Also your stats are going to get hosed none of the bstats, qstats
supports this. I'll send out the classifier set later tonight
if you want. I got stalled going through the actions.

Finally any global state in those qdiscs is going to drive performance
down so many of them would likely need to be redesigned.

.John



--
To unsubscribe from this list: send the line "unsubscribe netdev" in
the body of a message to majordomo@vger.kernel.org
More majordomo info at  http://vger.kernel.org/majordomo-info.html
Cong Wang Jan. 10, 2014, 1:09 a.m. UTC | #5
On Thu, Jan 9, 2014 at 4:49 PM, Stephen Hemminger
<stephen@networkplumber.org> wrote:
>
> I think what Eric is saying is that on a multi-queue NIC, multiple
> queues can be receiving packets and then sending them on to the ingress
> queue discipline. Up until your patch that code itself was protected
> by qdisc_lock and did not have to worry about any SMP issues. Now, any
> qdisc attached on ingress could run in parallel. This would break all
> the code in those queue disciplines. Think of the simplest case
> of policing.

I noticed that we have multiqueue for rx, which is dev->_rx[], so they
still share the name dev->ingress_queue. Packets on different CPU's
from the same device still need to run through the same ingress qdisc.

Except for ifb, ingress qdisc can only do filtering (with some actions),
therefore I still don't see the problem.

ifb device switches to its "egress" to do policing, which is safe since it
does not use ->ingress_queue any more.
--
To unsubscribe from this list: send the line "unsubscribe netdev" in
the body of a message to majordomo@vger.kernel.org
More majordomo info at  http://vger.kernel.org/majordomo-info.html
Eric Dumazet Jan. 10, 2014, 1:11 a.m. UTC | #6
On Thu, 2014-01-09 at 16:30 -0800, Cong Wang wrote:
> On Thu, Jan 9, 2014 at 4:21 PM, Eric Dumazet <eric.dumazet@gmail.com> wrote:
> >
> >
> > Really, you'll have to explain in the changelog why you think this is
> > safe, because I really do not see how this can be valid.
> >
> > I think I already said it was not safe at all...
> >
> > You could try a multiqueue NIC for some interesting effects.
> >
> 
> There is only one ingress queue, that is dev->ingress_queue, right ?
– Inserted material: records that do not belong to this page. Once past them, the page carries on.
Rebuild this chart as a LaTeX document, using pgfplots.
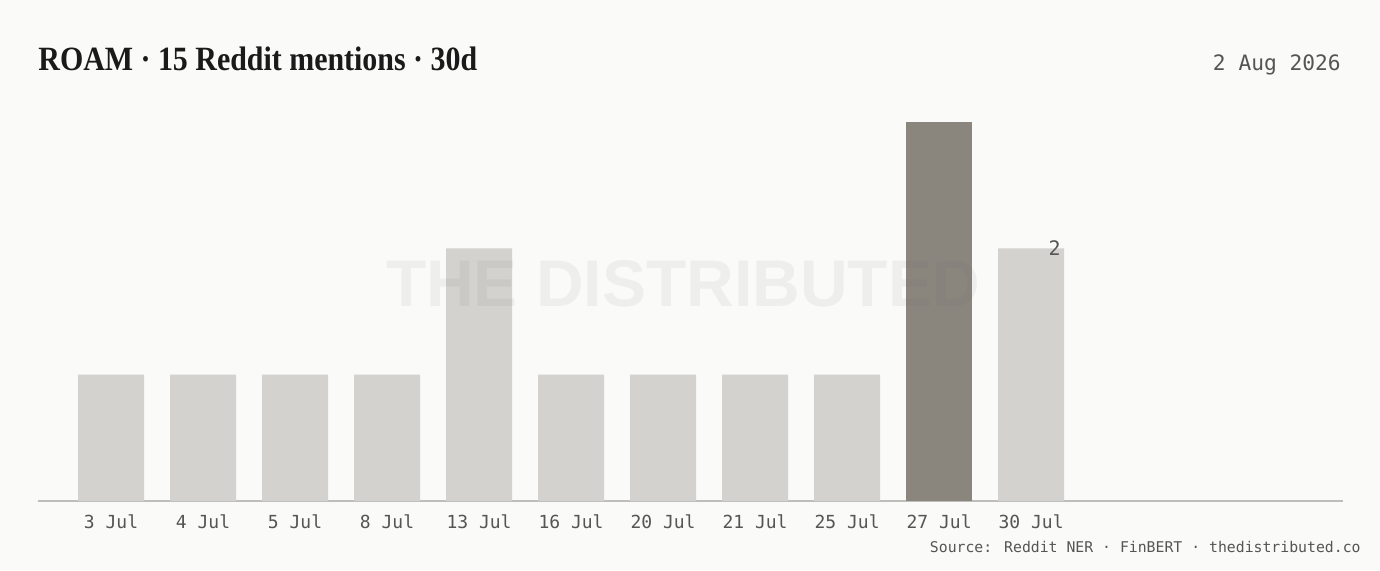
\documentclass[border=0pt]{standalone}
\usepackage{pgfplots}
\pgfplotsset{compat=1.18}
\usepackage{fontspec}
\setmainfont{Liberation Sans}
\newfontfamily\titlefont[FakeStretch=0.88]{Liberation Serif}
\newfontfamily\monofont{DejaVu Sans Mono}
\newfontfamily\markfont{Liberation Sans}

\definecolor{bgc}{HTML}{FAFAF8}
\definecolor{barlight}{HTML}{D3D2CE}
\definecolor{bardark}{HTML}{8A857D}
\definecolor{axisc}{HTML}{BDBDBB}
\definecolor{txtc}{HTML}{555555}
\definecolor{titlec}{HTML}{1A1A1A}
\definecolor{wmark}{HTML}{6B6B6B}

\begin{document}
\begin{tikzpicture}
% page 1380x570 px, 1px = 0.5pt
\fill[bgc] (0,0) rectangle (690pt,285pt);
\useasboundingbox (0,0) rectangle (690pt,285pt);

\begin{axis}[
  at={(19pt,34.5pt)}, anchor=south west,
  scale only axis, width=652.5pt, height=189.5pt,
  xmin=-0.7935, xmax=13.39, ymin=0, ymax=3,
  axis x line=bottom, axis y line=none,
  axis line style={axisc, line width=0.8pt, -},
  ybar, bar width=33pt, bar shift=0pt,
  xtick={0,...,10},
  xticklabels={3 Jul,4 Jul,5 Jul,8 Jul,13 Jul,16 Jul,20 Jul,21 Jul,25 Jul,27 Jul,30 Jul},
  major tick length=0pt,
  xticklabel style={font=\monofont\fontsize{9}{10}\selectfont, text=txtc, yshift=-3.5pt},
  ytick=\empty,
  clip=false,
]
\addplot[draw=none, fill=barlight] coordinates {(0,1) (1,1) (2,1) (3,1) (4,2) (5,1) (6,1) (7,1) (8,1) (10,2)};
\addplot[draw=none, fill=bardark] coordinates {(9,3)};
\node[anchor=east, text=txtc, font=\monofont\fontsize{10}{11}\selectfont, inner sep=0pt, xshift=15pt] at (axis cs:10,2) {2};
\end{axis}

% watermark
\node[text=wmark, opacity=0.08, font=\markfont\bfseries\fontsize{33}{36}\selectfont, inner sep=0pt] at (341.5pt,143pt) {THE DISTRIBUTED};

% title
\node[anchor=base west, inner sep=0pt, text=titlec, font=\titlefont\bfseries\fontsize{17}{20}\selectfont] at (19pt,250pt) {ROAM · 15 Reddit mentions · 30d};
% date
\node[anchor=base east, inner sep=0pt, text=txtc, font=\monofont\fontsize{10.6}{12}\selectfont] at (670.5pt,250pt) {2 Aug 2026};
% source
\node[anchor=base east, inner sep=0pt, text=txtc, font=\monofont\fontsize{7.4}{9}\selectfont] at (680.5pt,9pt) {Source: Reddit NER · FinBERT · thedistributed.co};
\end{tikzpicture}
\end{document}
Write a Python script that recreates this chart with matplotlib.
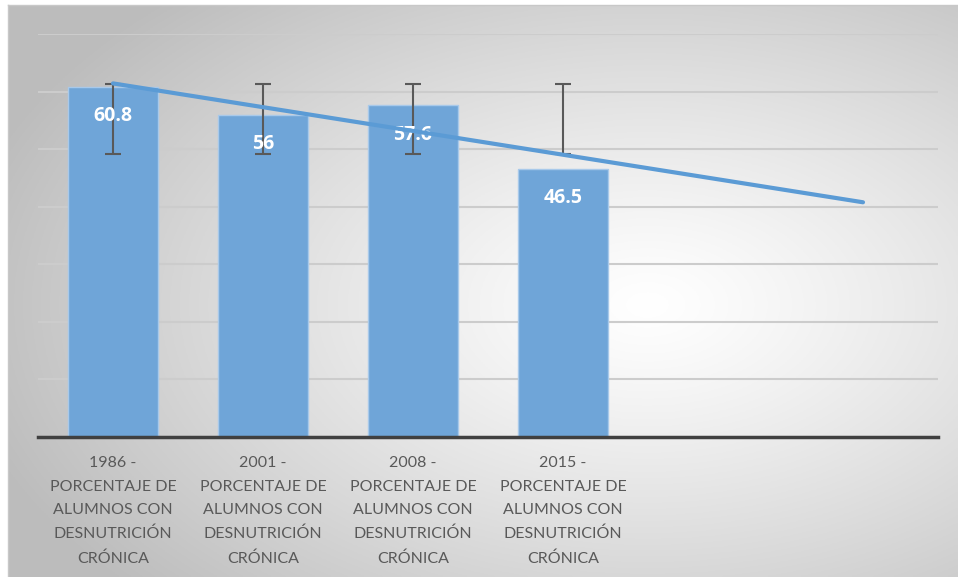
import matplotlib.pyplot as plt
import numpy as np

# datos
years = ["1986", "2001", "2008", "2015"]
values = [60.8, 56, 57.6, 46.5]
label_text = "PORCENTAJE DE\nALUMNOS CON\nDESNUTRICIÓN\nCRÓNICA"
n_slots = 6  # la linea de tendencia se proyecta 2 periodos mas
y_max = 70
y_step = 10

plt.rcParams['font.family'] = ['Lato', 'DejaVu Sans']

W, H = 958, 577
fig = plt.figure(figsize=(W / 100, H / 100), dpi=100)
fig.patch.set_facecolor('white')

# fondo con degradado radial
bg = fig.add_axes([8 / W, 0, (W - 8) / W, (H - 5) / H], zorder=0)
gx, gy = np.meshgrid(np.linspace(0, W - 8, 400), np.linspace(0, H - 5, 250))
r = np.sqrt(((gx - 640) / 700) ** 2 + ((gy - 300) / 420) ** 2)
shade = 1 - 0.26 * np.clip(r, 0, 1) ** 1.2
bg.imshow(np.dstack([shade] * 3), aspect='auto', extent=[0, 1, 0, 1], origin='upper')
bg.set_xticks([])
bg.set_yticks([])
for s in bg.spines.values():
    s.set_color('#c8c8c8')
    s.set_linewidth(1)
bg.spines['right'].set_visible(False)
bg.spines['bottom'].set_visible(False)

ax = fig.add_axes([38 / W, (H - 437) / H, 900 / W, 403 / H], zorder=1)
ax.patch.set_alpha(0)

x = np.arange(len(values))
bars = ax.bar(x, values, width=0.6, color='#6fa5d8', edgecolor='#a8c9ea',
              linewidth=1, zorder=3)

# barras de error: desviacion estandar centrada en la media
mean = np.mean(values)
sd = np.std(values, ddof=1)
ax.errorbar(x, [mean] * len(x), yerr=sd, fmt='none', ecolor='#595959',
            elinewidth=1.5, capsize=6, capthick=1.5, zorder=4)

for xi, v in zip(x, values):
    ax.annotate(f"{v:g}", (xi, v), xytext=(0, -21), textcoords='offset points',
                ha='center', va='center', color='white', fontsize=14,
                family=['Open Sans', 'DejaVu Sans'], fontweight='bold', zorder=5)

# tendencia lineal
slope, inter = np.polyfit(x, values, 1)
tx = np.array([0, n_slots - 1])
ax.plot(tx, slope * tx + inter, color='#5b9bd5', lw=3, solid_capstyle='round', zorder=6)

ax.set_xlim(-0.5, n_slots - 0.5)
ax.set_ylim(0, y_max)
ax.set_yticks(np.arange(y_step, y_max + 1, y_step))
ax.yaxis.grid(True, color='#cccccc', lw=1.5, zorder=0)
ax.set_yticklabels([])
ax.tick_params(axis='y', length=0)

ax.set_xticks(np.arange(n_slots))
ax.set_xticklabels([f"{yr} -\n{label_text}" for yr in years] + [""] * (n_slots - len(years)),
                   fontsize=11.5, color='#595959', linespacing=1.85)
ax.tick_params(axis='x', length=0, pad=14)

for side in ['top', 'right', 'left']:
    ax.spines[side].set_visible(False)
ax.spines['bottom'].set_color('#404040')
ax.spines['bottom'].set_linewidth(2.5)
ax.spines['bottom'].set_zorder(7)

fig.savefig('out.png', dpi=100)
Yes. And you can have multiple cpus trying to use it at the same time.

> And since on ingress, the only possible qdisc is sch_ingress,
> looking at ingress_enqueue(), I don't see anything so dangerous.
> 
> As I said in the cover letter, I may still miss something in the qdisc
> layer, but doesn't look like related with multiqueue. Mind to be more
> specific?

Well, there is one qdisc, and if your NIC is multiqueue, with for
example 32 queues, you can have 32 cpu happily using this qdisc at once.
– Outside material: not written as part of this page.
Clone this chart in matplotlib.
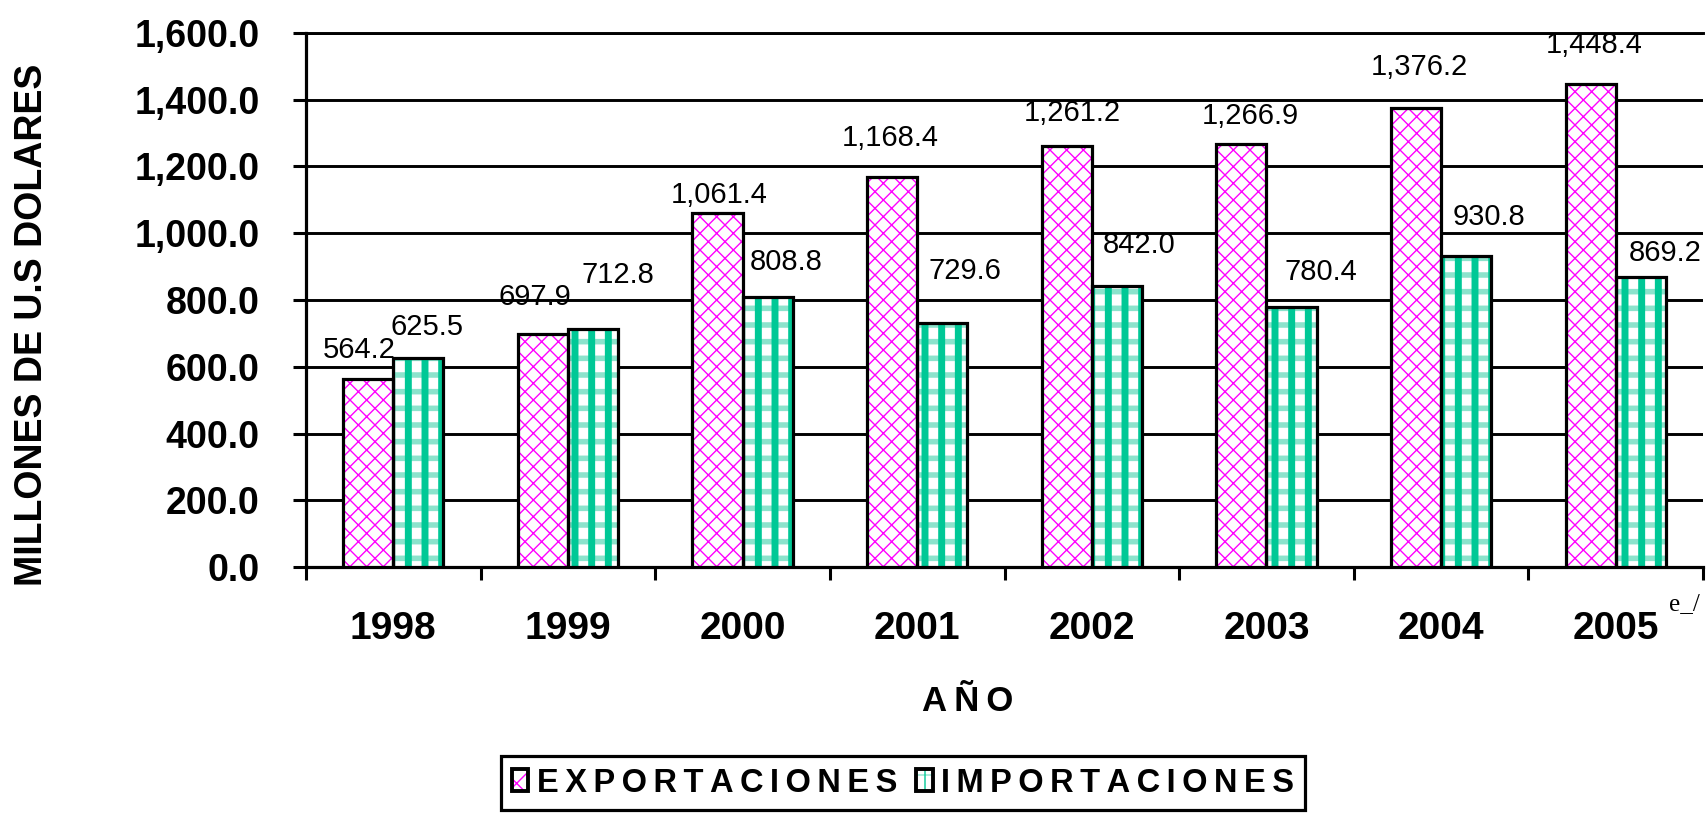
import numpy as np
import matplotlib.pyplot as plt
import matplotlib.patches as mpatches
from matplotlib.legend_handler import HandlerTuple

plt.rcParams['font.family'] = ['Liberation Sans', 'DejaVu Sans']
plt.rcParams['hatch.linewidth'] = 1.0

# datos (millones de US$)
years = ['1998', '1999', '2000', '2001', '2002', '2003', '2004', '2005']
exportaciones = [564.2, 697.9, 1061.4, 1168.4, 1261.2, 1266.9, 1376.2, 1448.4]
importaciones = [625.5, 712.8, 808.8, 729.6, 842.0, 780.4, 930.8, 869.2]
yticks = [0, 200, 400, 600, 800, 1000, 1200, 1400, 1600]

# posicion de las etiquetas (pixeles desde el tope de la barra)
exp_dx = [-9, -8, 2, -2, 6, 9, 3, 4]
exp_dy = [29, 37, 18, 39, 33, 28, 41, 39]
imp_dx = [9, 25, 19, 23, 22, 29, 23, 24]
imp_dy = [31, 54, 35, 52, 41, 35, 39, 24]

MAGENTA = '#FF00FF'
TEAL = '#00C896'
TEAL_LT = '#8CE3CC'
W, H = 1707, 813


def hatch_lw(p, lw):
    if hasattr(p, 'set_hatch_linewidth'):
        p.set_hatch_linewidth(lw)


def spaced(s, sep='\u2009'):
    return sep.join(s)


fig = plt.figure(figsize=(W / 100, H / 100), dpi=100)
ax = fig.add_axes([306 / W, 1 - 567 / H, (1703 - 306) / W, (567 - 33) / H])

x = np.arange(len(years))
w = 0.287

ex_fill = ax.bar(x - w / 2, exportaciones, w, color='white', edgecolor=MAGENTA,
                 hatch='xx', linewidth=0, zorder=3)
im_band = ax.bar(x + w / 2, importaciones, w, color='white', edgecolor=TEAL_LT,
                 hatch='-', linewidth=0, zorder=3)
im_strp = ax.bar(x + w / 2, importaciones, w, color='none', edgecolor=TEAL,
                 hatch='|', linewidth=0, zorder=3)
for b in ex_fill:
    hatch_lw(b, 1.0)
for b in im_band:
    hatch_lw(b, 4.0)
for b in im_strp:
    hatch_lw(b, 5.0)
ax.bar(x - w / 2, exportaciones, w, fill=False, edgecolor='black', linewidth=2.3, zorder=4)
ax.bar(x + w / 2, importaciones, w, fill=False, edgecolor='black', linewidth=2.3, zorder=4)

for i, v in enumerate(exportaciones):
    ax.annotate(f'{v:,.1f}', xy=(x[i] - w / 2, v), xytext=(exp_dx[i], exp_dy[i]),
                textcoords='offset pixels', ha='center', va='center',
                fontsize=21, zorder=5, annotation_clip=False)
for i, v in enumerate(importaciones):
    ax.annotate(f'{v:,.1f}', xy=(x[i] + w / 2, v), xytext=(imp_dx[i], imp_dy[i]),
                textcoords='offset pixels', ha='center', va='center',
                fontsize=21, zorder=5, annotation_clip=False)

ax.set_xlim(-0.5, len(years) - 0.5)
ax.set_ylim(0, 1600)
ax.set_yticks(yticks)
ax.set_yticklabels([f'{t:,.1f}' for t in yticks], fontsize=27, fontweight='bold')
ax.set_xticks(x)
ax.set_xticklabels(years, fontsize=28, fontweight='bold')
ax.set_xticks(np.arange(len(years) + 1) - 0.5, minor=True)
ax.tick_params(axis='x', which='major', length=0, pad=32)
ax.tick_params(axis='x', which='minor', length=9.5, width=2.2, direction='out')
ax.tick_params(axis='y', length=9.5, width=2.2, direction='out', pad=24)

ax.grid(axis='y', color='black', linewidth=2.1, zorder=1)
ax.set_axisbelow(True)
ax.spines['right'].set_visible(False)
ax.spines['top'].set_linewidth(2.1)
ax.spines['left'].set_linewidth(2.3)
ax.spines['bottom'].set_linewidth(2.3)

fig.text(32 / W, 1 - 325 / H, 'MILLONES DE U.S DOLARES', rotation=90, ha='center',
         va='center', fontsize=27, fontweight='bold')
fig.text(968 / W, 1 - 701 / H, spaced('AÑO'), ha='center', va='center',
         fontsize=25, fontweight='bold')
fig.text(1684 / W, 1 - 604 / H, 'e_/', ha='center', va='center', fontsize=18,
         family=['Liberation Serif', 'DejaVu Serif'])

# leyenda
h_ex = (mpatches.Patch(facecolor='white', edgecolor=MAGENTA, hatch='x', linewidth=0),
        mpatches.Patch(fill=False, edgecolor='black', linewidth=2.8))
h_im = (mpatches.Patch(facecolor='white', edgecolor=TEAL_LT, hatch='-', linewidth=0),
        mpatches.Patch(facecolor='none', edgecolor=TEAL, hatch='|', linewidth=0),
        mpatches.Patch(fill=False, edgecolor='black', linewidth=2.8))
hatch_lw(h_ex[0], 1.2)
hatch_lw(h_im[0], 4.0)
hatch_lw(h_im[1], 5.0)
leg = fig.legend([h_ex, h_im], [spaced('EXPORTACIONES'), spaced('IMPORTACIONES')],
                 handler_map={tuple: HandlerTuple(ndivide=1)},
                 loc='center', bbox_to_anchor=(903 / W, 1 - 783 / H), ncol=2,
                 fancybox=False, edgecolor='black', framealpha=1,
                 prop={'size': 23.5, 'weight': 'bold'},
                 handlelength=0.5, handleheight=0.65, handletextpad=0.25,
                 columnspacing=0.6, borderpad=0.35, borderaxespad=0)
leg.get_frame().set_linewidth(2.3)

fig.savefig('out.png', dpi=100)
Thats why you need the spinlock.

I am very afraid seeing you changing this path without understanding
how it is used.


--
To unsubscribe from this list: send the line "unsubscribe netdev" in
the body of a message to majordomo@vger.kernel.org
More majordomo info at  http://vger.kernel.org/majordomo-info.html
Cong Wang Jan. 10, 2014, 1:21 a.m. UTC | #7
On Thu, Jan 9, 2014 at 5:11 PM, Eric Dumazet <eric.dumazet@gmail.com> wrote:
>
> Well, there is one qdisc, and if your NIC is multiqueue, with for
> example 32 queues, you can have 32 cpu happily using this qdisc at once.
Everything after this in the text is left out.